Description of the task
Keep to the lines from the line containing "Give me the matplotlib source for this chart." through the line containing "import matplotlib.pyplot as plt": copy them exactly and leave every picture out.

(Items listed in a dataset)
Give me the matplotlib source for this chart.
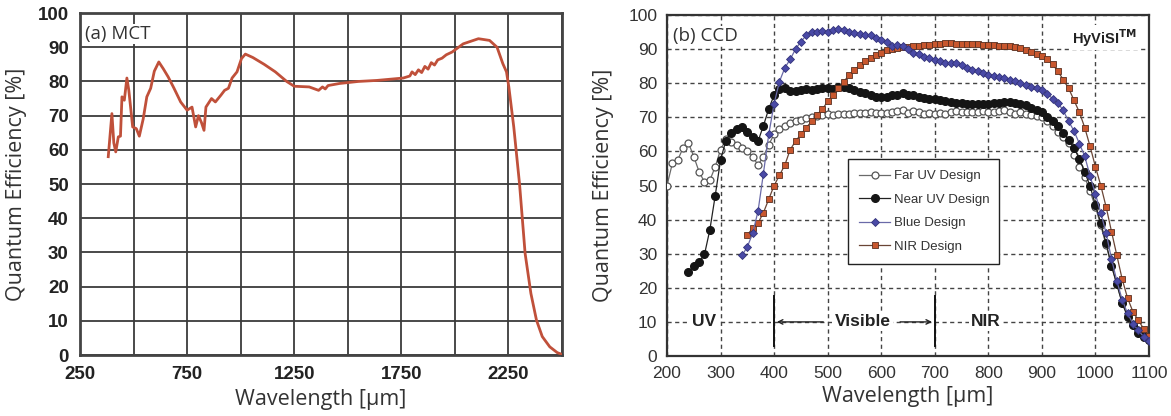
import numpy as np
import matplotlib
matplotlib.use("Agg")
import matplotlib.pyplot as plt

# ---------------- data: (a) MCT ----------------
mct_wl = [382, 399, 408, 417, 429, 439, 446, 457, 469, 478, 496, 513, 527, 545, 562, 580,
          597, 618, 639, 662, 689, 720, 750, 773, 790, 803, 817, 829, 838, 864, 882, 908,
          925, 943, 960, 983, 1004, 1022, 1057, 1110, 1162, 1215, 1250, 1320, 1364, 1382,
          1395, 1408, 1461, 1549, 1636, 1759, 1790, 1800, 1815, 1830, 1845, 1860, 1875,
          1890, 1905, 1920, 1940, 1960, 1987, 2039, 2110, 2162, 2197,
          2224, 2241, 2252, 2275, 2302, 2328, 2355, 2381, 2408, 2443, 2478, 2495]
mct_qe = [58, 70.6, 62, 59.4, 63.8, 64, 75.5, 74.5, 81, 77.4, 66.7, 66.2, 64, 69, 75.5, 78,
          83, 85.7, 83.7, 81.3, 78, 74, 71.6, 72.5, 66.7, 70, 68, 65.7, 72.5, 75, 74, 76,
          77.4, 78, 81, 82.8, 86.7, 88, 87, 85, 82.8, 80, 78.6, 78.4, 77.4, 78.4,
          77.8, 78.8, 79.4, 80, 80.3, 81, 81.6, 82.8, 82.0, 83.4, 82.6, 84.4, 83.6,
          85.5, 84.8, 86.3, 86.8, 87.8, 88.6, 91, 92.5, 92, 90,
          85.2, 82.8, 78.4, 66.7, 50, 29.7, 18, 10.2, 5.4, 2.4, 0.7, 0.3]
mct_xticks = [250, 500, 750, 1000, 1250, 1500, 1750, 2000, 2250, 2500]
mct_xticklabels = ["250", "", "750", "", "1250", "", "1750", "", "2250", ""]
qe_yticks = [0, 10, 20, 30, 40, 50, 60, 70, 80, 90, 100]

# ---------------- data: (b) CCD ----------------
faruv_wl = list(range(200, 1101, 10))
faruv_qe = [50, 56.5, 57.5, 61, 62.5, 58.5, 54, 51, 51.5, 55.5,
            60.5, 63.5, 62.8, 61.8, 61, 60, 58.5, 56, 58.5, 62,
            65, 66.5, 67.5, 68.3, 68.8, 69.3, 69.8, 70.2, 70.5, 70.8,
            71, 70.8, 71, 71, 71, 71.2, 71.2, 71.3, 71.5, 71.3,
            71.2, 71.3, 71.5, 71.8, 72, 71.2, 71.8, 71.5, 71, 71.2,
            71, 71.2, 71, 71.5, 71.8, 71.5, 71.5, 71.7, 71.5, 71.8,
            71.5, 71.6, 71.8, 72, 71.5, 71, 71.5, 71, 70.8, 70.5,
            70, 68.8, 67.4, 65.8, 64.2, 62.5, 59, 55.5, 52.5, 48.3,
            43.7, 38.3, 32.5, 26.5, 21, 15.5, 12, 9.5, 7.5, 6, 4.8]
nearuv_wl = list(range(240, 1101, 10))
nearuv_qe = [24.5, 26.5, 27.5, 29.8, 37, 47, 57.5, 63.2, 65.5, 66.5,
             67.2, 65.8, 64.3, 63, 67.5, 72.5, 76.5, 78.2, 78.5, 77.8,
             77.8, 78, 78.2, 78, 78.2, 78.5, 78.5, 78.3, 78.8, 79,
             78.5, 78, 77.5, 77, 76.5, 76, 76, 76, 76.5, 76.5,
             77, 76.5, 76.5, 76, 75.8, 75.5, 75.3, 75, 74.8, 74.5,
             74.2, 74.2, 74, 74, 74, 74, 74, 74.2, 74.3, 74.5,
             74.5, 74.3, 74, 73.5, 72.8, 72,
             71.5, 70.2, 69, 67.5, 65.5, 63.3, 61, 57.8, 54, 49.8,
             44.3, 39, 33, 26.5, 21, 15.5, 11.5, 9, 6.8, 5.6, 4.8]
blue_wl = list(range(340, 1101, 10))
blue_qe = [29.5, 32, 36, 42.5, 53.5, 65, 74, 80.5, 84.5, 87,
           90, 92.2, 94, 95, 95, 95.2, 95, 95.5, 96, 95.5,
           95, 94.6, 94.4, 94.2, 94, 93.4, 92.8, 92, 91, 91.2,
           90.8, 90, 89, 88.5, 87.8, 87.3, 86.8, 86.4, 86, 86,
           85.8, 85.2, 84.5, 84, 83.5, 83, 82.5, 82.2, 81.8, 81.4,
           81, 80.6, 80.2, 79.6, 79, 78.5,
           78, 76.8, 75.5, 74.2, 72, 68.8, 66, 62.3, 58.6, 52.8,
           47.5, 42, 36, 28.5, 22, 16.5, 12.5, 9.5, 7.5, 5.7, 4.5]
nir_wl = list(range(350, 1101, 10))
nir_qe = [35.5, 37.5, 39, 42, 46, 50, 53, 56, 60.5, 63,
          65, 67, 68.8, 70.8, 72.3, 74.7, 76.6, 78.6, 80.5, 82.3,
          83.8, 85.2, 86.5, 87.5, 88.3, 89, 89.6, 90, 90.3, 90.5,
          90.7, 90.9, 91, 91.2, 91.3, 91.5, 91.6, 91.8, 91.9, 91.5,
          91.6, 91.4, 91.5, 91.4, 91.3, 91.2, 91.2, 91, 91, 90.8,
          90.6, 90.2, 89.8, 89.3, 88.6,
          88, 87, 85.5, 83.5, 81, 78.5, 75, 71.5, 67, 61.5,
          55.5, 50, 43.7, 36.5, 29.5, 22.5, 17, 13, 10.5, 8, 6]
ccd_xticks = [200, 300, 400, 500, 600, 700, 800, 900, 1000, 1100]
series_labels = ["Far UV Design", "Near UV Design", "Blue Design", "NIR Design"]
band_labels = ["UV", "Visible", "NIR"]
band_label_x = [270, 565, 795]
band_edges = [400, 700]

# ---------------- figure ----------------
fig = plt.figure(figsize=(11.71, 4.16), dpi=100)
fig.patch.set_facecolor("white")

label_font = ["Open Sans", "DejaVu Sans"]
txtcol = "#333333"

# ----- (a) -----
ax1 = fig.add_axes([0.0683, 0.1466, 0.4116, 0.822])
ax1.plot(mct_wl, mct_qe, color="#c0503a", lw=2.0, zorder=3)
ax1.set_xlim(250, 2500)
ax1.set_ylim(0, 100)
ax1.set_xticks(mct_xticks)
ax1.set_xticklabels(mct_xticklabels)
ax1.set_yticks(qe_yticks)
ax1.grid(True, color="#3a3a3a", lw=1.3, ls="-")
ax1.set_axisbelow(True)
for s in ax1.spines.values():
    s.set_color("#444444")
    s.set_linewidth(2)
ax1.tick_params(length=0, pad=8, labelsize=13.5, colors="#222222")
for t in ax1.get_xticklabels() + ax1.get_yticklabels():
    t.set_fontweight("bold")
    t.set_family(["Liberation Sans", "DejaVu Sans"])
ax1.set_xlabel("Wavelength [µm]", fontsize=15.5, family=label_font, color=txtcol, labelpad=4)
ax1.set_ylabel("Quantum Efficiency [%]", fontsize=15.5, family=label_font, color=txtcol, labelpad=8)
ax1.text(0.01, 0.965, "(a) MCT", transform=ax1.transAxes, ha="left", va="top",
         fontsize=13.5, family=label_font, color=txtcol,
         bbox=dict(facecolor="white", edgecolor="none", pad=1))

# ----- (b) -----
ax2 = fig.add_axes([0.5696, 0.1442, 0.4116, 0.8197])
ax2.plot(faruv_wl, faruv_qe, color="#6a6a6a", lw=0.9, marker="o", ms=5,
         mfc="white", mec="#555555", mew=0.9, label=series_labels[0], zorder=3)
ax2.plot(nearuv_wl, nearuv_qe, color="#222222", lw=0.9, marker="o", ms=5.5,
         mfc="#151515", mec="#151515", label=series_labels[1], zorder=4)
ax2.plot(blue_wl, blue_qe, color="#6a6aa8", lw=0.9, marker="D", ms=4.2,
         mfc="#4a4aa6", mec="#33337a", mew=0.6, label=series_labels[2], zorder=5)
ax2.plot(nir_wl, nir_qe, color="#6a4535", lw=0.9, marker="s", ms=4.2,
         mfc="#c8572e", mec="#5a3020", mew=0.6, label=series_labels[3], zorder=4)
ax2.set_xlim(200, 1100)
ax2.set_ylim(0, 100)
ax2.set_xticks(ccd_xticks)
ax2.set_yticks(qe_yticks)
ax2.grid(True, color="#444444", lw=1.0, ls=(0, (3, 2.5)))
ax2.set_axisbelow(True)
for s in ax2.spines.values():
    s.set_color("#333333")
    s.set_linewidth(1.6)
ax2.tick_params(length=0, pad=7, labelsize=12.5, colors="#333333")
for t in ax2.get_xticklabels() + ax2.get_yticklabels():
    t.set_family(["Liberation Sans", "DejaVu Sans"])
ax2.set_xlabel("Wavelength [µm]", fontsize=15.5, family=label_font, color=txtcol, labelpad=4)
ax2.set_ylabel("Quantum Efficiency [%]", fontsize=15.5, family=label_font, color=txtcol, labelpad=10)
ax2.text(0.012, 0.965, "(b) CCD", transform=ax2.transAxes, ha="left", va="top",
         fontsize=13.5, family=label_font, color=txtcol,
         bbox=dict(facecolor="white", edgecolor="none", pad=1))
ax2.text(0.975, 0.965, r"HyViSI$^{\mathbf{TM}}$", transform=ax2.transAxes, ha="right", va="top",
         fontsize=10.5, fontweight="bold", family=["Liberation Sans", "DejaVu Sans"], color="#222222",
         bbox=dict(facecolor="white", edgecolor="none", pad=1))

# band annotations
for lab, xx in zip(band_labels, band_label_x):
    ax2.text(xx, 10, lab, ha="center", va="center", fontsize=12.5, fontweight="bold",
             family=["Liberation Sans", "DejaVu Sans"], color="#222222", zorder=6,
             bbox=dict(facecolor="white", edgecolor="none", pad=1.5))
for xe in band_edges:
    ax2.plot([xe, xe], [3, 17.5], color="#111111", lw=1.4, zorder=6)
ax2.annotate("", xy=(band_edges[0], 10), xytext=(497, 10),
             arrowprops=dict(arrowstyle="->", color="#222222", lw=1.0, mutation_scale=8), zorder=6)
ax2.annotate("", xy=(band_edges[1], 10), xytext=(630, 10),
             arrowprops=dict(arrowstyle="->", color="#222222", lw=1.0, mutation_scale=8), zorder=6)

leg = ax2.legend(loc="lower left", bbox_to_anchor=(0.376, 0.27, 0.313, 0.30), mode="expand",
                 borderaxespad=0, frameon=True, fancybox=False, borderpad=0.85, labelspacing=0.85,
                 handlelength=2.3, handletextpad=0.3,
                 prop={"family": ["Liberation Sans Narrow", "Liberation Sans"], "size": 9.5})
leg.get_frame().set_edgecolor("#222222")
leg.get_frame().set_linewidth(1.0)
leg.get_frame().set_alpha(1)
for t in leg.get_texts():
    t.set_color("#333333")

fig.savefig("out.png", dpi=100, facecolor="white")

==

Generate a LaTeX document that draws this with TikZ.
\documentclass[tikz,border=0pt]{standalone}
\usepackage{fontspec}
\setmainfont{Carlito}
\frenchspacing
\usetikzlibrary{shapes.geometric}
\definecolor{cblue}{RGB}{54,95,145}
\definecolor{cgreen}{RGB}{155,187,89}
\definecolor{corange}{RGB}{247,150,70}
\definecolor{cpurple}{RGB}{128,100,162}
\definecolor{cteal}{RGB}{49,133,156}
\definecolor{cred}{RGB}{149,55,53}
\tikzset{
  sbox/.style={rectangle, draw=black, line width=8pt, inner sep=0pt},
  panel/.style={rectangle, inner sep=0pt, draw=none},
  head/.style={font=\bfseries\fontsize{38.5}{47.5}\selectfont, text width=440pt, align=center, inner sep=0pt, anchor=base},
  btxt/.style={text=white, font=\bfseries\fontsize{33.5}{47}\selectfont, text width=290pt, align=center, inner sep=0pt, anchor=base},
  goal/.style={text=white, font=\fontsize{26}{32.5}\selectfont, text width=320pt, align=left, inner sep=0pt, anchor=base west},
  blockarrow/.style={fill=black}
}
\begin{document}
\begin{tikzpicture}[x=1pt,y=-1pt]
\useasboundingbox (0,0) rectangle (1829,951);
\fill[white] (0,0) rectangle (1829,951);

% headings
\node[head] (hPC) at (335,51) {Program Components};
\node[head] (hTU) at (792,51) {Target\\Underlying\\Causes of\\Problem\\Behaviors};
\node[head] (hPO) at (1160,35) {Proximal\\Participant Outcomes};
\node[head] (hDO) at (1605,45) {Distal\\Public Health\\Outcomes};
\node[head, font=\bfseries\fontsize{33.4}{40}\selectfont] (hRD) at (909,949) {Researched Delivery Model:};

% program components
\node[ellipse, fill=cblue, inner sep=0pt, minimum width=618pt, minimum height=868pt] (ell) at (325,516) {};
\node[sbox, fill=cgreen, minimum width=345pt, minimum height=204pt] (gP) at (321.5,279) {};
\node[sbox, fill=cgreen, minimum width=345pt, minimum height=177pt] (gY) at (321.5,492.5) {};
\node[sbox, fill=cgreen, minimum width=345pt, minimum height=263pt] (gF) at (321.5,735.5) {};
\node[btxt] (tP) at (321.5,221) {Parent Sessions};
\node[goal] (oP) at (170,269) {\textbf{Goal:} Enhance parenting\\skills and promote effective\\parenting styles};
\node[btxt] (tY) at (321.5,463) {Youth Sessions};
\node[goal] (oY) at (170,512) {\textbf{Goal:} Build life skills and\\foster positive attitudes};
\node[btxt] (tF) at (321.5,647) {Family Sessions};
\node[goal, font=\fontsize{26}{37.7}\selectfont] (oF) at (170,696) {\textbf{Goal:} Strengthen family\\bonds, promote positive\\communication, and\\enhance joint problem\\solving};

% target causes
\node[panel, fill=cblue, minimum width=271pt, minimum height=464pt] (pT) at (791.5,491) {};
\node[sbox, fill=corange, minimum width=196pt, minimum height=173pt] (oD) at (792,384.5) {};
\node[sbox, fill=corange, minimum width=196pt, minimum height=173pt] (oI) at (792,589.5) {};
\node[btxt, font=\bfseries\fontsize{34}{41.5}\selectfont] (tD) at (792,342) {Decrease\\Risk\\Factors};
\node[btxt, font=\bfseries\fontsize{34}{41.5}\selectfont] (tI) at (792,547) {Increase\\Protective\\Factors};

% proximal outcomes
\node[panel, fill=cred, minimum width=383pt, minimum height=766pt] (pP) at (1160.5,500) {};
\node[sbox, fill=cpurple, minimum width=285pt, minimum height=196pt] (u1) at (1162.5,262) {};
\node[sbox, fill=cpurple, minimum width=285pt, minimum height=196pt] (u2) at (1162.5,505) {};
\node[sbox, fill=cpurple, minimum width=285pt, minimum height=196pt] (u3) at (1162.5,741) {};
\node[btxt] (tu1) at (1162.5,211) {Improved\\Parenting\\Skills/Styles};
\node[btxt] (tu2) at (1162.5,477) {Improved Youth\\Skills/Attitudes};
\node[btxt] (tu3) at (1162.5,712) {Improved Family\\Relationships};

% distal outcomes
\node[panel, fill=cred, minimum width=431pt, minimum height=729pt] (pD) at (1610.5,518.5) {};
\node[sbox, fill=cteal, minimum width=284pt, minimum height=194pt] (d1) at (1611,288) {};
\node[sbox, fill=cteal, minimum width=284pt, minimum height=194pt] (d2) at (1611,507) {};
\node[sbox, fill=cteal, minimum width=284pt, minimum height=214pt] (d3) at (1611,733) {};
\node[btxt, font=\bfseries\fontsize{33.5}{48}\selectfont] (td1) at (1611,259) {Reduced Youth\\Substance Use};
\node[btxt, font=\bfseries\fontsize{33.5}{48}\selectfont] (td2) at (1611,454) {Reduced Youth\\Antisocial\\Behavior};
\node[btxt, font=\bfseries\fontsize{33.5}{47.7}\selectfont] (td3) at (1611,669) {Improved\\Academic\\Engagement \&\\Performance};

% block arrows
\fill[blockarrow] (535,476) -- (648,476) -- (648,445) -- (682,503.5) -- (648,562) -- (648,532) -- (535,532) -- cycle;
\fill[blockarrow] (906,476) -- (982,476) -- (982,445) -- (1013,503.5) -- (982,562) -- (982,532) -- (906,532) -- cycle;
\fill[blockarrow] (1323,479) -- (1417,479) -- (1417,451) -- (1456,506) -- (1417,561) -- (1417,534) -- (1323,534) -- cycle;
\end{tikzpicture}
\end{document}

---

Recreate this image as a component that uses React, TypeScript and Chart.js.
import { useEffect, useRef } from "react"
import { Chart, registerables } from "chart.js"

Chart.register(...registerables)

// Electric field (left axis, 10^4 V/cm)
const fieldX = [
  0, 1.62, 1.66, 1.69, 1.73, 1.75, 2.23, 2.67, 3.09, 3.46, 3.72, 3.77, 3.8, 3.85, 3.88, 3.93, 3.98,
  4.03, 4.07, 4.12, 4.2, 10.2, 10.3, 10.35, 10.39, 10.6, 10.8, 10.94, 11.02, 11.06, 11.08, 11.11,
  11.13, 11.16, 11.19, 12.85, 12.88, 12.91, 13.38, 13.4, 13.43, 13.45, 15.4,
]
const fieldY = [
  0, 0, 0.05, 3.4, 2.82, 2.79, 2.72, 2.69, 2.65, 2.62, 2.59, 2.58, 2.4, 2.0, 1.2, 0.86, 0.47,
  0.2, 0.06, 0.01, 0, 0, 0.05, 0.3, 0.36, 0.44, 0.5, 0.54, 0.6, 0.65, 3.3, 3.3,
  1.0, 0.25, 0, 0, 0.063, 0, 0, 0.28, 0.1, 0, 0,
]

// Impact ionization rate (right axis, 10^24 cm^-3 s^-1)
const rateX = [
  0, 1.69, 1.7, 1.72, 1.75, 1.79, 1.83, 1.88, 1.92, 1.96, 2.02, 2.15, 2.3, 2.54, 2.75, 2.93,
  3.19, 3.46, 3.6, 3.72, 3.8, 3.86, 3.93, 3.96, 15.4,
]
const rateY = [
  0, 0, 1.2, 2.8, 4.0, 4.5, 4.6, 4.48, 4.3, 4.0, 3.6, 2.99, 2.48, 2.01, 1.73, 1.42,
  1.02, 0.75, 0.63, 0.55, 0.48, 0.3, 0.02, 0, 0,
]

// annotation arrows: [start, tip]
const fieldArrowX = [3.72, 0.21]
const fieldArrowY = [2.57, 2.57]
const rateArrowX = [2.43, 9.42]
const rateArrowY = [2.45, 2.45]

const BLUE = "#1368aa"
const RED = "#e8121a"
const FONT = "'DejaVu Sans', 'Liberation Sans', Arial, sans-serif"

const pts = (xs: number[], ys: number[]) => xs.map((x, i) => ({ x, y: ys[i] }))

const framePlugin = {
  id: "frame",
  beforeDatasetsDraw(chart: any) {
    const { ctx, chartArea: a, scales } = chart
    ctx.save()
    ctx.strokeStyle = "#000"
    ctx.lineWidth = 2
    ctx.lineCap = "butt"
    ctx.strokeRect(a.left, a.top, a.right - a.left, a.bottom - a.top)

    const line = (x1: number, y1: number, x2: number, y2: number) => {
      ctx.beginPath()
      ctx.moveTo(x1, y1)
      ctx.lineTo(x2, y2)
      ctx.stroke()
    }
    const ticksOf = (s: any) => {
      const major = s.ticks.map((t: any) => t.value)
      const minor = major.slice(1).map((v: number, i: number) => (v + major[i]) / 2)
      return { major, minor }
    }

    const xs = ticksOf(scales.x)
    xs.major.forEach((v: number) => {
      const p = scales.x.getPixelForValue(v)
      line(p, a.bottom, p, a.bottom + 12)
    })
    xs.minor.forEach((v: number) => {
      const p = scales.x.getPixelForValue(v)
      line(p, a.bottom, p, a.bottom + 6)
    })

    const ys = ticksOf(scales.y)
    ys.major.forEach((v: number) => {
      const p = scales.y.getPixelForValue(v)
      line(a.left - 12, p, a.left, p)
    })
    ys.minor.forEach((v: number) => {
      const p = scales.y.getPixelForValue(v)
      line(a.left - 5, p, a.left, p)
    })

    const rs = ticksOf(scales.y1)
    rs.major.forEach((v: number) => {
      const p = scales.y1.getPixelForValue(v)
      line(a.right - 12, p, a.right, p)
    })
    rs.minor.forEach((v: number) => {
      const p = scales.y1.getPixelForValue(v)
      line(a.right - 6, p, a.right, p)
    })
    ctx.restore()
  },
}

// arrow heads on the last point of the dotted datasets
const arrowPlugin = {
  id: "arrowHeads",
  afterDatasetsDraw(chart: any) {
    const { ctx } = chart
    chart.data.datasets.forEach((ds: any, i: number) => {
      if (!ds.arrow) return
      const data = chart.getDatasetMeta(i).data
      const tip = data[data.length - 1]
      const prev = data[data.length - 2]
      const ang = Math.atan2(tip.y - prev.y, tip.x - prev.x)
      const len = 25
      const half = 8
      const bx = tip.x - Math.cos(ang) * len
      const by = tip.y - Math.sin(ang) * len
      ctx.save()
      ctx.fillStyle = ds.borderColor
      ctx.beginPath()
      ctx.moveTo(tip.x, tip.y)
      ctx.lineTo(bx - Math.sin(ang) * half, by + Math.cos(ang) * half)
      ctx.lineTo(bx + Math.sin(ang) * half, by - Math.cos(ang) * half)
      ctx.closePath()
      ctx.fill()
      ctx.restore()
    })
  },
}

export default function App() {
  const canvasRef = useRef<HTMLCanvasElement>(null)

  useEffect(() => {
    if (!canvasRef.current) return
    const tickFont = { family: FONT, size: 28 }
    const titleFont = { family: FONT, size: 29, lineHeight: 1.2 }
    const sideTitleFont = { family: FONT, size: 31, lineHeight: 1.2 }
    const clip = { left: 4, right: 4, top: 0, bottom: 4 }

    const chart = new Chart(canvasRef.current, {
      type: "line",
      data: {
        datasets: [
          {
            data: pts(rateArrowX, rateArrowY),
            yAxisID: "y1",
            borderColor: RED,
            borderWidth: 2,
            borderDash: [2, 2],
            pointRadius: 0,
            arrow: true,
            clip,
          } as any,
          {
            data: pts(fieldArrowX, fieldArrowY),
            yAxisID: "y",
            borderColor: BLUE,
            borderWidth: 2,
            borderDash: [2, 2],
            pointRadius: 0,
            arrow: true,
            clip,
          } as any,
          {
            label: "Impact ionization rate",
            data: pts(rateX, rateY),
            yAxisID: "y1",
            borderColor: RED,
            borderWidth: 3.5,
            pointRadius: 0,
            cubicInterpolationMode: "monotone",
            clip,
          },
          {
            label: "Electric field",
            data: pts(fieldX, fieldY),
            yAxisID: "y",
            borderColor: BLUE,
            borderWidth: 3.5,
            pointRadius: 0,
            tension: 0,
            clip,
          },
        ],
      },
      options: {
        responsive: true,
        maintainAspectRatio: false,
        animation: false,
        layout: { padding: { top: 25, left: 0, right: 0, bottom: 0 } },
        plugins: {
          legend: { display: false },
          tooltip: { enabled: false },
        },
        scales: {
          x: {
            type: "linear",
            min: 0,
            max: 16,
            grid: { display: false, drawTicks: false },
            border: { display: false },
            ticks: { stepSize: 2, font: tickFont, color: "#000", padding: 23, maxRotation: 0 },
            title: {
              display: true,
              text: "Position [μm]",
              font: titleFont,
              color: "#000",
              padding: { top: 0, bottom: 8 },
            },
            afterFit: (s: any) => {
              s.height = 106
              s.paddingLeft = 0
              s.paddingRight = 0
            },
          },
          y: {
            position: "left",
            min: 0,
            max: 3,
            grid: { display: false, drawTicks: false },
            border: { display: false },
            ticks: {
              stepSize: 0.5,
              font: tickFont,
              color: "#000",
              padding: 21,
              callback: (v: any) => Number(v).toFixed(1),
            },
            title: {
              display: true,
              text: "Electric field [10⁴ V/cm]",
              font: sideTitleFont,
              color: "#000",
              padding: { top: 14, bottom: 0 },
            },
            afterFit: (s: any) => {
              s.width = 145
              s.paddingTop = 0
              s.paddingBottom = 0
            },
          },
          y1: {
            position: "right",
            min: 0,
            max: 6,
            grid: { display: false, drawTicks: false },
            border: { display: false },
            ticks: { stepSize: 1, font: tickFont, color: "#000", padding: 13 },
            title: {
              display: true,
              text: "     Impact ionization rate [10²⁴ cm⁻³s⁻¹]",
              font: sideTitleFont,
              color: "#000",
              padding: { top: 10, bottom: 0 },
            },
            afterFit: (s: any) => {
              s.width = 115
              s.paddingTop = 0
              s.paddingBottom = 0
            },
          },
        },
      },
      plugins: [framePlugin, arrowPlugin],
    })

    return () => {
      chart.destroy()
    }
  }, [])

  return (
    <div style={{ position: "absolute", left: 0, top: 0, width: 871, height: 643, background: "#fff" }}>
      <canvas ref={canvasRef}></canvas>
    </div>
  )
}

Answer to the task
Give me the matplotlib source for this chart.
import numpy as np
import matplotlib
matplotlib.use("Agg")
import matplotlib.pyplot as plt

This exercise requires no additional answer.